One option is to install a disconnect switch, so, if an outage were to occur your solar panels could still supply your home with the electricity they are generating. Without this switch, the solar system in question will be shut off. The switch is also necessary to maintain the safety of linemen working on the outage. Another option is to make use of a back-up generator on site. Make sure you discuss this with your utility or an installer.
Interconnection is the process of connecting your solar PV system to the electric utility grid in order to get power during times when your solar generator is not providing enough power to meet your energy demands. To connect to the grid, typically at the point of service, some additional components will be needed including a DC (direct current) to AC (alternating current) power inverter, disconnect switches, distribution panels and a meter. Your installer will be able to determine how these components will be integrated into your system design. And it is always best to contact your local power provider when considering the installation of solar for your home.
To check if there are any rebates or incentives that you may qualify for, visit the Database of State Incentives for Renewables and Efficiency (DSIRE) . Funded by the U.S. Department of Energy, DSIRE is a comprehensive source of information on state, local, utility and federal incentives and policies that promote renewable energy and energy efficiency.

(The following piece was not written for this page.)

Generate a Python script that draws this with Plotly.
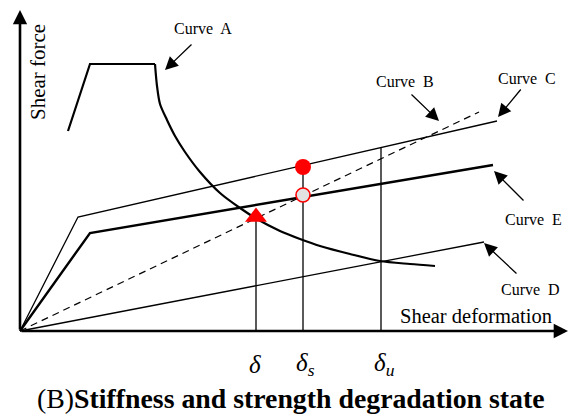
import plotly.graph_objects as go

# Schematic force-deformation curves (deformation, force) in drawing units
# Curve A: rising branch and plateau, then the degrading branch
curve_a_rise_x = [48, 70, 135]
curve_a_rise_y = [200, 267, 267]
curve_a_fall_x = [135, 137, 140, 147, 155, 165, 180, 200, 220, 237, 260, 280, 300, 330, 360, 390, 415]
curve_a_fall_y = [267, 245, 227, 211, 195, 179, 159, 138, 123, 112, 100, 92, 85, 77, 70, 67, 65]

curve_b_x = [0, 459]
curve_b_y = [0, 219]

curve_c_x = [0, 58, 477]
curve_c_y = [0, 114, 210]

curve_d_x = [0, 464]
curve_d_y = [0, 89]

curve_e_x = [0, 70, 473]
curve_e_y = [0, 98, 166]

# Characteristic deformations
delta_x = [236, 283, 361]
delta_top = [113, 164, 183]
delta_labels = ["δ", "δ<sub>s</sub>", "δ<sub>u</sub>"]

# Labelled curves: text position, arrow tail, arrow tip
labels = ["Curve  A", "Curve  B", "Curve  C", "Curve  E", "Curve  D"]
label_pos = [(183, 303), (385, 250), (507, 253), (513, 112), (510, 42)]
arrow_tail = [(173, 288), (390, 238), (502, 243), (505, 129), (498, 56)]
arrow_tip = [(145, 261), (419, 210), (478, 214), (474, 160), (464, 88)]

SERIF = "Liberation Serif"

fig = go.Figure()

fig.add_trace(go.Scatter(x=curve_a_rise_x, y=curve_a_rise_y, mode="lines",
                         line=dict(color="black", width=2.2)))
fig.add_trace(go.Scatter(x=curve_a_fall_x, y=curve_a_fall_y, mode="lines",
                         line=dict(color="black", width=2.2, shape="spline", smoothing=0.8)))
fig.add_trace(go.Scatter(x=curve_b_x, y=curve_b_y, mode="lines",
                         line=dict(color="black", width=1.2, dash="7px,5px")))
fig.add_trace(go.Scatter(x=curve_c_x, y=curve_c_y, mode="lines",
                         line=dict(color="black", width=1.3)))
fig.add_trace(go.Scatter(x=curve_d_x, y=curve_d_y, mode="lines",
                         line=dict(color="black", width=1.3)))
fig.add_trace(go.Scatter(x=curve_e_x, y=curve_e_y, mode="lines",
                         line=dict(color="black", width=2.4)))

# Vertical guide lines from the axis up to each characteristic point
for xv, yt in zip(delta_x, delta_top):
    fig.add_trace(go.Scatter(x=[xv, xv], y=[0, yt], mode="lines",
                             line=dict(color="black", width=1.3)))

# Markers at the characteristic points
fig.add_trace(go.Scatter(x=[delta_x[0]], y=[delta_top[0] + 1], mode="markers",
                         marker=dict(symbol="triangle-up", size=19, color="red")))
fig.add_trace(go.Scatter(x=[delta_x[1]], y=[delta_top[1]], mode="markers",
                         marker=dict(symbol="circle", size=16, color="red")))
fig.add_trace(go.Scatter(x=[delta_x[1]], y=[136], mode="markers",
                         marker=dict(symbol="circle", size=14, color="#e2e2e2",
                                     line=dict(color="red", width=1.6))))

annotations = []

# Axes drawn as arrows
annotations.append(dict(x=0, y=321, ax=0, ay=0, xref="x", yref="y", axref="x", ayref="y",
                        text="", showarrow=True, arrowhead=2, arrowsize=1.1,
                        arrowwidth=2.6, arrowcolor="black"))
annotations.append(dict(x=548, y=0, ax=0, ay=0, xref="x", yref="y", axref="x", ayref="y",
                        text="", showarrow=True, arrowhead=2, arrowsize=1.1,
                        arrowwidth=2.6, arrowcolor="black"))

annotations.append(dict(x=18, y=259, xref="x", yref="y", text="Shear force", textangle=-90,
                        showarrow=False, font=dict(family=SERIF, size=21, color="black")))
annotations.append(dict(x=456, y=15, xref="x", yref="y", text="Shear deformation",
                        showarrow=False, font=dict(family=SERIF, size=20.5, color="black")))

for txt, (lx, ly), (tx, ty), (hx, hy) in zip(labels, label_pos, arrow_tail, arrow_tip):
    annotations.append(dict(x=lx, y=ly, xref="x", yref="y", text=txt, showarrow=False,
                            font=dict(family=SERIF, size=16, color="black")))
    annotations.append(dict(x=hx, y=hy, ax=tx, ay=ty, xref="x", yref="y",
                            axref="x", ayref="y", text="", showarrow=True,
                            arrowhead=2, arrowsize=2.0, arrowwidth=1.3,
                            arrowcolor="black"))

for xv, txt in zip(delta_x, delta_labels):
    annotations.append(dict(x=xv, y=-33, xref="x", yref="y", text=f"<i>{txt}</i>",
                            xanchor="left", xshift=-9, showarrow=False,
                            font=dict(family=SERIF, size=25, color="black")))

annotations.append(dict(x=271, y=-67, xref="x", yref="y",
                        text="(B)<b>Stiffness and strength degradation state</b>",
                        showarrow=False, font=dict(family=SERIF, size=27.8, color="black")))

fig.update_layout(
    width=572, height=419,
    margin=dict(l=0, r=0, t=0, b=0),
    paper_bgcolor="white", plot_bgcolor="white",
    showlegend=False,
    xaxis=dict(range=[-20, 552], visible=False, fixedrange=True),
    yaxis=dict(range=[-88, 331], visible=False, fixedrange=True),
    annotations=annotations,
)

fig.write_html("out.html")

Typically, solar system dealers and installers will be aware of the necessary governments and entities that will be involved. You also will need to contact your local electric utility regarding the installation of your system. To find the contact information for your local electric co-op, visit Tri-State's online Member Directory.
Although solar panels are built to withstand some severe weather, damage can sometimes result from hail, snow storms, lightning, strong winds or even theft. Many insurance providers will cover your panels for these types of damages, but it is advisable to discuss your particular coverage with your agent.
A solar PV system that is connected to the grid is usually less expensive and more reliable than a system backed up by batteries. Batteries can provide short term power during an outage but require additional maintenance and will eventually need to be replaced.
Your installer should be aware of most of the permits required for a residential solar generator but it is a good idea to look over your local zoning ordinances, building codes and state laws.
Many factors have to be considered when calculating payback time. The initial cost of purchasing and installing the PV will greatly depend on the size and type of system. You will need to calculate your home's energy requirements and estimate electricity prices during the life of your system. There are many online sources that calculate an estimated paypack time, but it is best to discuss your individual PV system costs and payback times with your installer or dealer.
If you are connecting to the electric utility grid you will need to sign an interconnection agreement with your local utility. The agreement specifies terms and conditions of your system being connected to the grid, as well as connection specifications and permits required. Some homeowners' associations (HOAs) may also have covenants for installing a solar PV system.
Please visit Tri-State's Renewable Energy page for the latest solar projects.
As a wholesale power supplier, Tri-State does not serve retail consumers and therefore does not have programs in place to directly assist individuals with the up-front cost of a solar installation. However, through its renewable energy program, Tri-State enables and offers incentives to its member co-ops to develop local renewable resources. You will need to contact your local electric co-op to learn how those programs can be applied to your project.